The final work, Symphony (2021) by Xu Ying, brings together a variety of natural and synthetic materials placed into a system of kinetic sound-making devices. Through mechanical activation, the sounds of nature and artificial elements collide and converge, forming a symphonic landscape. As visitors move through the installation, surrounded by clusters of hay, they become physically immersed in the artist’s constructed environment—a landscape where human, nature, and machine merge. The body becomes the receiver of Symphony of Senses’s core message.

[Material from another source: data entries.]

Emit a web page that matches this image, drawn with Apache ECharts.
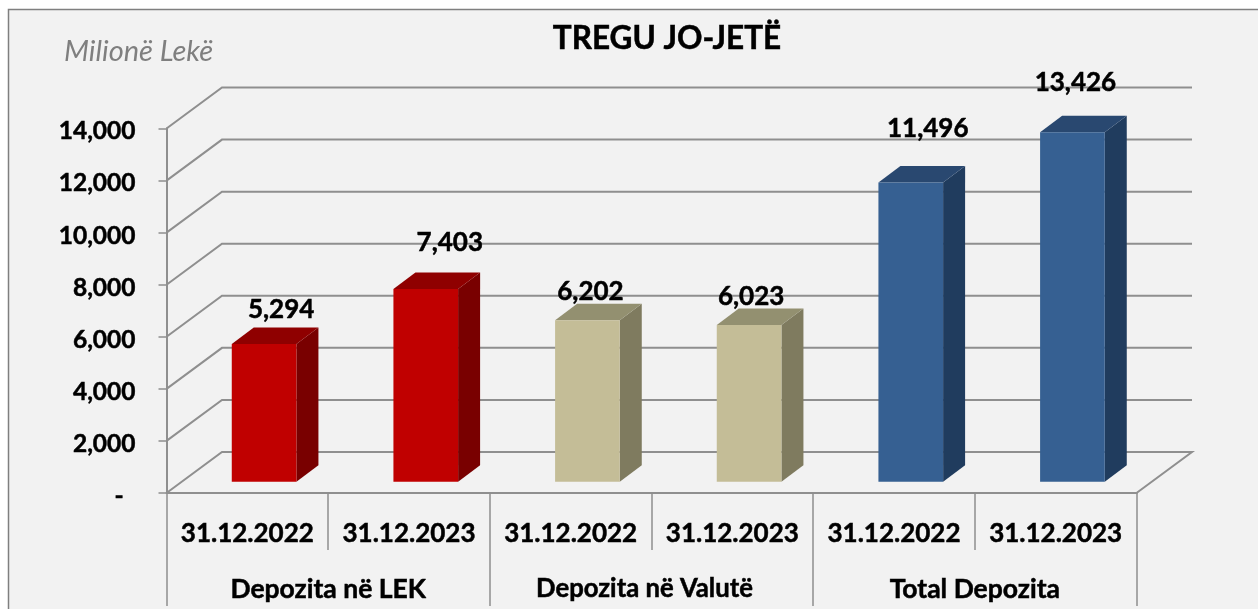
<!DOCTYPE html>
<html>
<head>
<meta charset="utf-8">
<style>html,body{margin:0;padding:0;background:#fff}#c{width:1258px;height:609px}</style>
<script src="https://cdn.jsdelivr.net/npm/echarts@6/dist/echarts.min.js"></script>
</head>
<body>
<div id="c"></div>
<script>
const dateLabels = ['31.12.2022','31.12.2023','31.12.2022','31.12.2023','31.12.2022','31.12.2023'];
const groupLabels = ['Depozita në LEK','Depozita në Valutë','Total Depozita'];
const depositValues = [5294,7403,6202,6023,11496,13426];
const tickValues = [0,2000,4000,6000,8000,10000,12000,14000];

const FONT = 'Lato';
const LINE = '#8f8f8f';
const HEAVY = {textBorderColor:'#000',textBorderWidth:0.5};
const wallDepth = [55.5,-41];
const barInset = 0.275;
const barShiftX = 1.5;
const barDepth = [22,-16.5];
const barPalette = [
  {front:'#c00000',top:'#8f0000',side:'#790000'},
  {front:'#c00000',top:'#8f0000',side:'#790000'},
  {front:'#c4bd97',top:'#939070',side:'#7f7b5f'},
  {front:'#c4bd97',top:'#939070',side:'#7f7b5f'},
  {front:'#366092',top:'#294870',side:'#203c5e'},
  {front:'#366092',top:'#294870',side:'#203c5e'}
];
const labelNudge = [[17,-18],[24,-30],[3,-12],[2,-12],[17,-37],[3,-33]];

function renderWall(params, api){
  const v = api.value(1);
  const cs = params.coordSys;
  const y = api.coord([0,v])[1];
  const x0 = cs.x, x1 = cs.x + cs.width;
  const bx0 = x0 + wallDepth[0], bx1 = x1 + wallDepth[0], by = y + wallDepth[1];
  const pts = [[x0,y],[bx0,by],[bx1,by]];
  if (v === 0) pts.push([x1,y]);
  return {type:'polyline',shape:{points:pts},style:{stroke:LINE,lineWidth:2,fill:null}};
}

function renderBar(params, api){
  const i = params.dataIndex;
  const p = barPalette[i];
  const c = api.coord([api.value(0),api.value(1)]);
  const c0 = api.coord([api.value(0),0]);
  const w = api.size([1,0])[0]*0.4;
  const dx = wallDepth[0]*barInset + barShiftX, dy = wallDepth[1]*barInset;
  const l = c[0]+dx-w/2, r = c[0]+dx+w/2, t = c[1]+dy, b = c0[1]+dy;
  const ddx = barDepth[0], ddy = barDepth[1];
  const n = labelNudge[i];
  const text = api.value(1).toLocaleString('en-US');
  return {type:'group',children:[
    {type:'polygon',shape:{points:[[r,t],[r+ddx,t+ddy],[r+ddx,b+ddy],[r,b]]},style:{fill:p.side}},
    {type:'polygon',shape:{points:[[l,t],[l+ddx,t+ddy],[r+ddx,t+ddy],[r,t]]},style:{fill:p.top}},
    {type:'rect',shape:{x:l,y:t,width:w,height:b-t},style:{fill:p.front}},
    {type:'text',z2:10,style:{text:text,x:c[0]+dx+n[0],y:t+ddy+n[1],align:'center',verticalAlign:'middle',
      fontFamily:FONT,fontWeight:'bold',fontSize:26,fill:'#000',stroke:'#000',lineWidth:0.5}}
  ]};
}

const chart = echarts.init(document.getElementById('c'),null,{renderer:'canvas'});
chart.setOption({
  animation:false,
  backgroundColor:'#ffffff',
  graphic:[{type:'rect',z:-10,silent:true,shape:{x:8.5,y:9.5,width:1400,height:800},
    style:{fill:'#f2f2f2',stroke:'#7f7f7f',lineWidth:1.5}}],
  title:[
    {text:'TREGU JO-JETË',left:662,top:18,textAlign:'center',
      textStyle:Object.assign({fontFamily:FONT,fontWeight:'bold',fontSize:31.5,color:'#000'},HEAVY)},
    {text:'Milionë Lekë',left:59,top:32,
      textStyle:{fontFamily:FONT,fontStyle:'italic',fontWeight:'normal',fontSize:29,color:'#7f7f7f'}}
  ],
  grid:{left:166.5,right:121.5,top:128.5,bottom:116,outerBoundsMode:'none'},
  xAxis:[
    {type:'category',data:dateLabels,position:'bottom',
      axisLine:{show:true,lineStyle:{color:LINE,width:2}},
      axisTick:{show:true,length:57,lineStyle:{color:LINE,width:1.5}},
      axisLabel:Object.assign({interval:0,margin:41,fontFamily:FONT,fontWeight:'bold',fontSize:26,color:'#000',verticalAlign:'middle'},HEAVY)},
    {type:'category',position:'bottom',
      data:groupLabels.map((g,i)=> i===1 ? {value:g,textStyle:{fontSize:25.7,padding:[0,14,0,0],verticalAlign:'middle'}} : g),
      axisLine:{show:false},
      axisTick:{show:true,length:113,lineStyle:{color:LINE,width:1.5}},
      axisLabel:Object.assign({interval:0,margin:96,fontFamily:FONT,fontWeight:'bold',fontSize:26.5,color:'#000',verticalAlign:'middle'},HEAVY)}
  ],
  yAxis:{type:'value',min:0,max:14000,interval:2000,
    axisLine:{show:true,lineStyle:{color:LINE,width:2}},
    axisTick:{show:true,length:8,lineStyle:{color:LINE,width:1.5}},
    splitLine:{show:false},
    axisLabel:Object.assign({margin:31,fontFamily:FONT,fontWeight:'bold',fontSize:24.5,color:'#000',verticalAlign:'top',lineHeight:6,
      formatter:function(v){return v===0?'-  ':v.toLocaleString('en-US');}},HEAVY)},
  series:[
    {type:'custom',name:'Wall',coordinateSystem:'cartesian2d',silent:true,z:1,clip:false,
      encode:{x:0,y:1},data:tickValues.map(v=>[0,v]),renderItem:renderWall},
    {type:'custom',name:'Depozita',coordinateSystem:'cartesian2d',z:2,clip:false,
      encode:{x:0,y:1},data:depositValues.map((v,i)=>[i,v]),renderItem:renderBar}
  ]
});
</script>
</body>
</html>
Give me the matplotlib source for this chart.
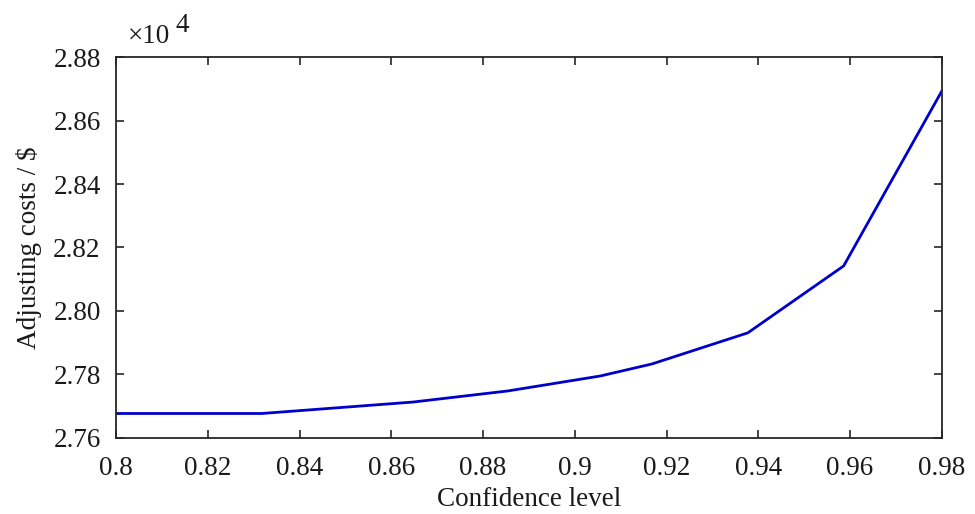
import numpy as np
import matplotlib.pyplot as plt
from matplotlib.ticker import FuncFormatter

# ========================================
# Data
# ========================================

confidence = [0.80, 0.8318, 0.8647, 0.8854, 0.9055, 0.9168, 0.9377, 0.9586, 0.98]
costs = [27677, 27677, 27713, 27748, 27795, 27833, 27931, 28142, 28693]  # $

x_ticks = [0.8, 0.82, 0.84, 0.86, 0.88, 0.9, 0.92, 0.94, 0.96, 0.98]
y_ticks = [27600, 27800, 28000, 28200, 28400, 28600, 28800]

# ========================================
# Style
# ========================================

plt.rcParams['font.family'] = ['Liberation Serif', 'DejaVu Serif']
FS = 19.5
AX_COLOR = '#262626'
TXT_COLOR = '#1a1a1a'

fig = plt.figure(figsize=(9.75, 5.14), dpi=100)
ax = fig.add_axes([0.119, 0.148, 0.847, 0.741])

ax.plot(confidence, costs, color='#0000CC', linewidth=2.0)

ax.set_xlim(0.8, 0.98)
ax.set_ylim(27600, 28800)
ax.set_xticks(x_ticks)
ax.set_yticks(y_ticks)
ax.xaxis.set_major_formatter(FuncFormatter(lambda v, p: f"{v:g}"))
ax.yaxis.set_major_formatter(FuncFormatter(lambda v, p: f"{v / 1e4:.2f}"))

ax.tick_params(direction='in', length=6, width=1.2, colors=AX_COLOR,
               labelsize=FS, labelcolor=TXT_COLOR, top=True, right=True)
ax.tick_params(axis='x', pad=13)
ax.tick_params(axis='y', pad=11)
for s in ax.spines.values():
    s.set_color(AX_COLOR)
    s.set_linewidth(1.3)

ax.set_xlabel("Confidence level", fontsize=FS, color=TXT_COLOR, labelpad=4)
ax.set_ylabel("Adjusting costs / \\$", fontsize=FS, color=TXT_COLOR, labelpad=8)

# MATLAB-style exponent label above the y axis
fig.text(0.131, 0.917, "×10", fontsize=FS, color=TXT_COLOR, va='baseline')
fig.text(0.180, 0.937, "4", fontsize=FS, color=TXT_COLOR, va='baseline')

fig.savefig("out.png", dpi=100)
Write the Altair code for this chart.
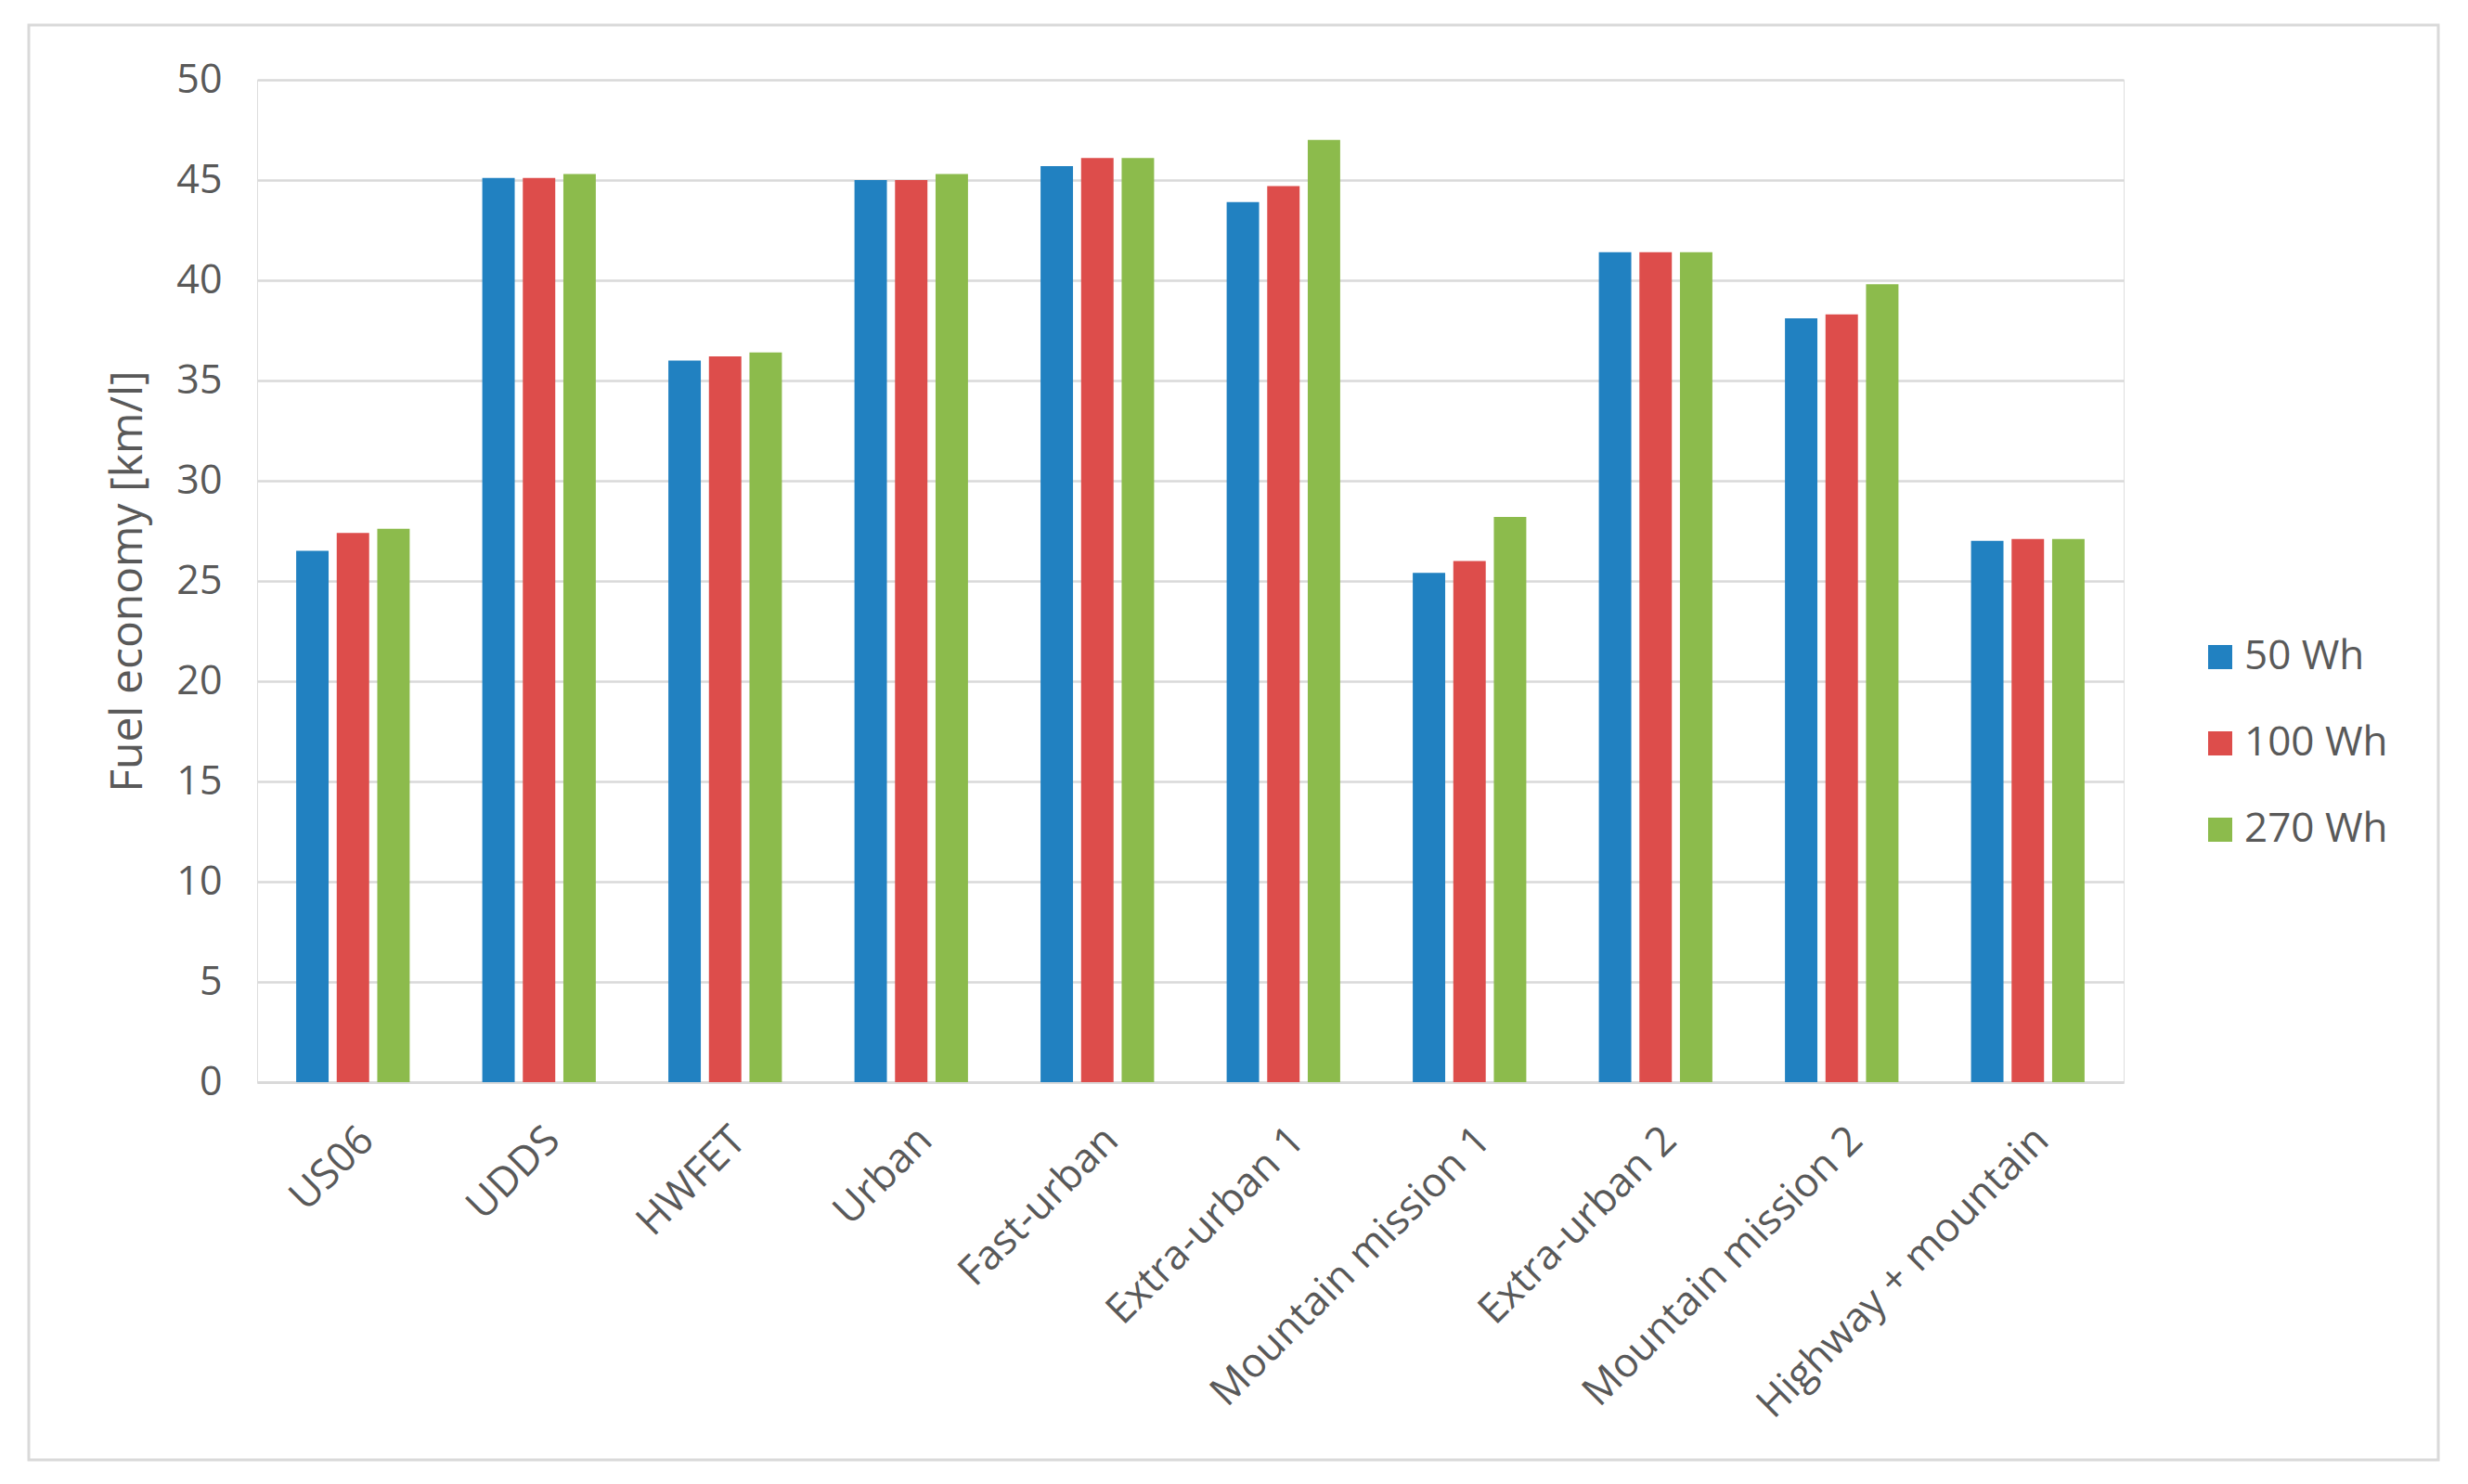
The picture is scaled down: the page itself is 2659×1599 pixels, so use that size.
import altair as alt
import pandas as pd

cycles = ["US06", "UDDS", "HWFET", "Urban", "Fast-urban", "Extra-urban 1",
          "Mountain mission 1", "Extra-urban 2", "Mountain mission 2", "Highway + mountain"]
capacities = ["50 Wh", "100 Wh", "270 Wh"]
fe_50 = [26.5, 45.1, 36.0, 45.0, 45.7, 43.9, 25.4, 41.4, 38.1, 27.0]
fe_100 = [27.4, 45.1, 36.2, 45.0, 46.1, 44.7, 26.0, 41.4, 38.3, 27.1]
fe_270 = [27.6, 45.3, 36.4, 45.3, 46.1, 47.0, 28.2, 41.4, 39.8, 27.1]
colors = ["#2181C1", "#DD4D4B", "#8CBB4C"]

rows = []
for cap, vals in zip(capacities, [fe_50, fe_100, fe_270]):
    for c, v in zip(cycles, vals):
        rows.append({"cycle": c, "cap": cap, "fe": v})
df = pd.DataFrame(rows)

FONT = "Open Sans"
GREY = "#595959"

bars = alt.Chart(df).mark_bar().encode(
    x=alt.X("cycle:N", sort=cycles, title=None,
            scale=alt.Scale(paddingInner=0.39, paddingOuter=0.21),
            axis=alt.Axis(labelAngle=-45, labelFontSize=44, labelColor=GREY,
                          labelFont=FONT, labelPadding=40, labelLimit=0,
                          ticks=False, domainColor="#d9d9d9", domainWidth=3,
                          grid=False)),
    xOffset=alt.XOffset("cap:N", sort=capacities, scale=alt.Scale(paddingInner=0.2)),
    y=alt.Y("fe:Q", title="Fuel economy [km/l]",
            scale=alt.Scale(domain=[0, 50], nice=False),
            axis=alt.Axis(values=list(range(0, 51, 5)), labelFontSize=43,
                          labelColor=GREY, labelFont=FONT, labelPadding=38,
                          ticks=False, domain=False, gridColor="#d9d9d9",
                          gridWidth=2.5, titleFontSize=48, titleColor=GREY,
                          titleFont=FONT, titleFontWeight="normal",
                          titleX=-139, titleY=540, titleAngle=-90,
                          titleBaseline="middle", titleAlign="center")),
    color=alt.Color("cap:N", sort=capacities,
                    scale=alt.Scale(domain=capacities, range=colors),
                    legend=alt.Legend(title=None, orient="none", legendX=2093,
                                      legendY=600, symbolType="square",
                                      symbolSize=676, symbolStrokeWidth=0,
                                      labelFontSize=44, labelColor=GREY,
                                      labelFont=FONT, labelOffset=4,
                                      rowPadding=49, padding=0)),
)

frame = alt.Chart(pd.DataFrame({"k": [0]})).mark_rect(
    fill=None, stroke="#d9d9d9", strokeWidth=3
).encode(
    x=alt.value(-246), x2=alt.value(2350), y=alt.value(-59), y2=alt.value(1487)
)

chart = alt.layer(frame, bars).properties(
    width=2011, height=1080,
    autosize=alt.AutoSizeParams(type="none"),
    padding={"left": 269, "top": 78, "right": 355, "bottom": 420},
).configure_view(stroke=None).configure(background="white")

chart.save("out.html", embed_options={"renderer": "svg", "actions": False})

This experience parallels the sonic layering in Lisa Chang Lee’s Silent Chorus, where Li ethnic language is folded into the rainforest’s ambient recordings: two different works, echoing the same vision—an empathy born from sensory entanglement and ecological coexistence.
Xu Ying, Symphony, 2021, “Symphony of Senses: The Resonance Between the Five Senses and the World”,2024 Future Lab
The term “resonance” may consist of just two characters in Chinese (共感), yet its meanings unfold like a neural network—radiating outward in multiple, interconnected directions. Does it refer to the interaction and integration of the five human senses? Or to the shared sensory resonance between distinct individuals? Is it about the entanglement of external stimuli and internal perception, breaking down the binary of subject and object? Or the way a single external phenomenon, processed through a shared sensory system, can unite individuals and even evoke empathy?
The exhibition Symphony of Senses: The Resonance Between the Five Senses and the World takes a nearly three-part narrative structure. It does not aim to resolve these entangled questions, but instead renders the many possible states of “resonance” tangible through the field of art. Intellectual inquiry is wrapped in the richly textured, ever-shifting experiences of the artworks. The exhibition lets the fog linger—and within that fog, offers moments of comfort.
Perhaps future experiments in sensory-based art and curatorial practice could be even bolder, pushing more directly into the tensions and contradictions embedded in neuroaesthetics, where science and beauty collide. Such efforts could bring about a more immediate collision between the rational and the sensory. Still, Symphony of Senses lays an intriguing foundation for further exploration, and leaves us eager to see the future curatorial collaborations and experiments from Heart Lab and TRA Collective.